Susan Carpenter writes for the LA Times about the rising popularity of YA lit among adults. She addresses the increasing sales of youth lit in general (“Where adult hardcover sales were down 17.8% for the first half of 2009 versus the same period in 2008, children’s/young adult hardcovers were up 30.7%.”), acknowledges the rise in critical acclaim for youth lit, and points to the growing number of movies based off of books for teens and children (my husband and I are finally going to go see the Percy Jackson movie this weekend!). She also makes the great point that current YA writers grew up when YA books were finally starting to mature:
Many of today’s young adult authors were born and raised in the 1960s and 1970s, when YA began to move beyond the staid, emotionless tales of Nancy Drew and the Hardy Boys in favor of more adventurous work from Judy Blume, Madeleine L’Engle and Robert Cormier. Now, they’re turning out their own modern masterpieces.
And finally, Lee Wind of I’m Here. I’m Queer. Now what the Hell do I read? has a post about reading with his daughter and what other dads need to know about reading with their own daughters. He paints a beautiful picture of a household full of readers and also touches on dialogic reading, which we’ve been talking about in my Youth Services class recently. I also love how he gets to the heart of why, beyond developmental and literacy-related reasons, reading with kids is so great: “Reading is the doorway to a Shared experience with your kid. Don’t just read it TO her. Experience it WITH her.”
March 11, 2010
Last night my Youth Services class took a field trip to Greenwood Public Library to observe a preschool storytime and hear from Emily Ellis, the YA librarian; Rachel Korb, a children’s librarian and recent IUPUI SLIS grad; and Anne Guthrie, the assistant head of children’s services and the early literacy specialist. I’d never actually been to a preschool storytime (at least as an adult!) and it was interesting to observe all of the different components of the program–and we got to dance and play with the parachute! Anne is very energetic and is a grant-writing machine and in her introductory talk, she covered a lot of the highlights of connecting with preschoolers and encouraging a love of reading and libraries at an early age.
She also showed us a PowerPoint presentation that I’d seen her give at the Indiana Library Federation‘s Children’s and Young People’s Division Annual Conference last August. In it, she talks about how boys are different from girls: their brain scans look different and different chemicals are present in their brains, and because of this, boys learn best through movement and enjoy competition.
So to draw boys into the library and keep them there, Anne’s created an ongoing program called the Boys’ Adventure Club. There’s also a parallel program for girls, the American Girl Club. In the brochure for upcoming programs I picked up on my way into the library, I noticed that the next American Girl Club will center around Molly and her Victory Garden and will teach girls about gardening.
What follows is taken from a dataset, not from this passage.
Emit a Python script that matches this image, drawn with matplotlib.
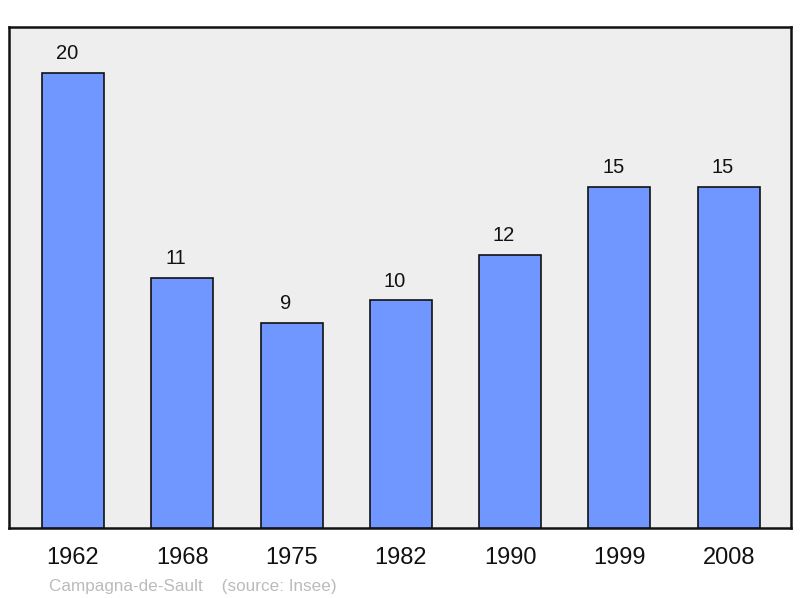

The next Boys’ Adventure Club is called Survival 101 and will “[test] your knowledge on what you could eat, which herbs would help you heal a wound, how you could make your own shelter and other interesting strategies for staying alive if you were ever stranded alone in the wilderness.”
I know that libraries (and educators generally) are worried about a “boy crisis” now, and it’s true that boys don’t read the same way that girls do and that libraries are generally the realm of girls and women and that lots of measures of literacy show boys behind girls. I want to find a way to get boys into the library and to show them that literacy, reading, libraries, and librarians are cool. And I have no problem with planning programs that appeal to a specific subgroup within your service population. But what kills me about this gendered programming at GPL is that it’s gender-exclusive. If you’re a boy, you’re not allowed to go learn about Molly’s Victory Garden and how to have your own garden. If you’re a girl, the library isn’t going to teach you to live off the land.
I’ve been thinking about this since CYPD and there are plenty of other examples of how gender expectations influence our library service to young people, like when we don’t recommend books to boys that have a female protagonist or feel we need to make excuses for that, because everyone knows that although girls will read books about anything, boys won’t read books about girls. Scott Westerfeld wrote a little bit about whether or not the UGLIES series is a “girl book” series, and Amber at Amber’s Xtreme Writing addressed this from a reader and young writer’s perspective earlier this month.
In some cases, gender-specific programming seems to me like a positive thing. Jon Scieszka’s Guys Read initiative works to help boys become motivated readers for life. One of the components of encouraging boys to read is providing male role models who read, and having a father/son book club is a great way to do that. On the other side, having a self-esteem-building after-hours event for teen girls is a great way to help girls like themselves for who they are without worrying about pleasing boys, but there needs to be a similar program for boys. It’s not gender-exclusive programming that bothers me, I guess, so much as the library enforcing gender-specific interests and offering such a limited role–for both girls and boys.
So the Boys’ Adventure Club and American Girl Club bother me on a personal level. I grew up as a tomboy who would have much rather learned about wilderness survival than some stupid garden in the backyard, and this experience, this part of who I am, wants me to stand up for the tomboys of today.
They also bother me as a feminist. Of course there are gender expectations everywhere, in everything we do. The gender of the person to whom we’re talking influences how we talk, what we say, how we behave in the conversation. But do libraries have to overtly support gender norms like this? What does it say to girls who want to join the Adventure Club or boys who want to learn about gardening or even something like knitting?
But they really bother me as a librarian. We sell the library as a place to learn and explore, a place to figure out the world and ourselves. We invoke the 40 Developmental Assets–especially when working with teens–to make a case for how the library helps young people grow into healthy adults. One of the internal asset categories is Positive Identity. Making non-equitable gender-exclusive programming can tell young people that they have no place in the library as who they are.
Can we bring boys into the library without falling back on exploiting gender norms? I’m not sure. How do you target a specific group without using statistics and expectations about that group? But there’s a difference between relying on data about a group and relying on stereotypes about a group or shutting out non-members of that group. So can we bring boys into the library without enforcing gender norms? Absolutely. And it’s better for everyone if we find ways to do so.
(If I get another degree in culture and gender studies or do a PhD in library science, I think I’d like my thesis to be related to how our gender expectations inform our library service to young people.)